I’ve been exceptionally lucky as a Media Composer. I’m not a fan of talking about the Good Old Days, but there were certainly a few of them back whenever.
When the Bank interest rates were hitting between fifteen and seventeen percent. I didn’t stop writing and producing, and yet I only just managed to keep up with the the crippling and ludicrous repayments. Ducking and diving the demands from the backstabbing, money grabbing Banks, they were as ever over-enthusiastic in their requests, wondering if I “could make funds available”. My reply was always the same: “You’ll get it once I get it, so stop asking!”
It was tempting not to follow the great Spike Milligan’s rule where every bill and demand went into The Hat. As and when anyone phoned to request payment, he would say, “If you call or ask me again, I’ll take your name OUT of the hat!!” brilliant and final.
There was one occasion when the bank interest rates increased to an eye watering twenty two percent and all I could do was laugh. It wouldn’t make any difference, and I couldn’t do anything any faster or earn any more.
And yet we survived thanks to a combination of loyal clients, a very patient family and an Almighty God (definitely and not necessarily in that order).
It was also a time when the word ‘budget’ had some tangible meaning. How much would it cost to write this, produce this, deliver that? You told them and after a small discussion, you pretty much got it. You could even charge for extras, often referred to as sundries, like cd copies, tapes, labels, remixes, envelopes, and stamps, hard to believe I know.
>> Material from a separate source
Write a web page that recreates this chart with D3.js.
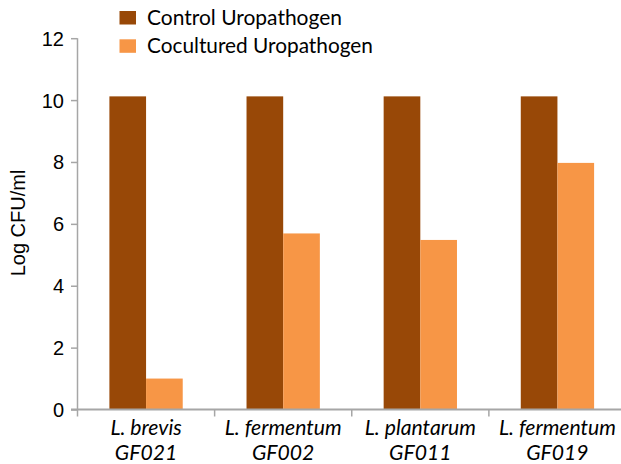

I had a great run of Kid’s shows for ITV and BBC TV: Astrofarm, Bananaman, Mister Men, Molly’s gang, Chucklevision, Blue Peter, Cabbage Patch Kids for USA, and the list went on. It produced some fun work. Also, a fantastic relationship with Hobo Radio Production producing many TV and radio commercials for some big and successful brands. Movies and TV specials were common place, and when I got tired of this, I packed up and went on tour.
Time moved on, as did the business. The main reason I don’t believe there was any such thing as the good old days is that life has to evolve, things have to change. Sometimes for the worse, sometimes for the better, but change it does. And there is very little to be achieved moaning, grumbling, bitching and criticising that process. The only way to survive is to be in a constant state of reinvention. I was asked recently “Dave, sorry to ask, but what exactly is it that you do?”
I had a great showreel but some of it was old and past its sell by date. The TV credits, the full-on media presence, TV appearances had gone to be replaced by newer, fresher, more exciting things. There was absolutely no point in going back on past credits. What is happening this year, this week, NOW? That’s much more important.
At this time of lockdown and self-isolation it achieves nothing talking about what it was like when we could go out, visit restaurants have meetings, be with people. Equally unproductive is thinking about what it will be like when all this changes. The present is what’s important; The here and the now. The past is gone. The future is yet to be. Think about the gift that is The Present!
There were good old days of course, but they’re now gone to be remembered in the archives and not recreated. Constantly reinvent yourself, do something new, different, exciting; and most importantly, keep going, move forward and never ever give up.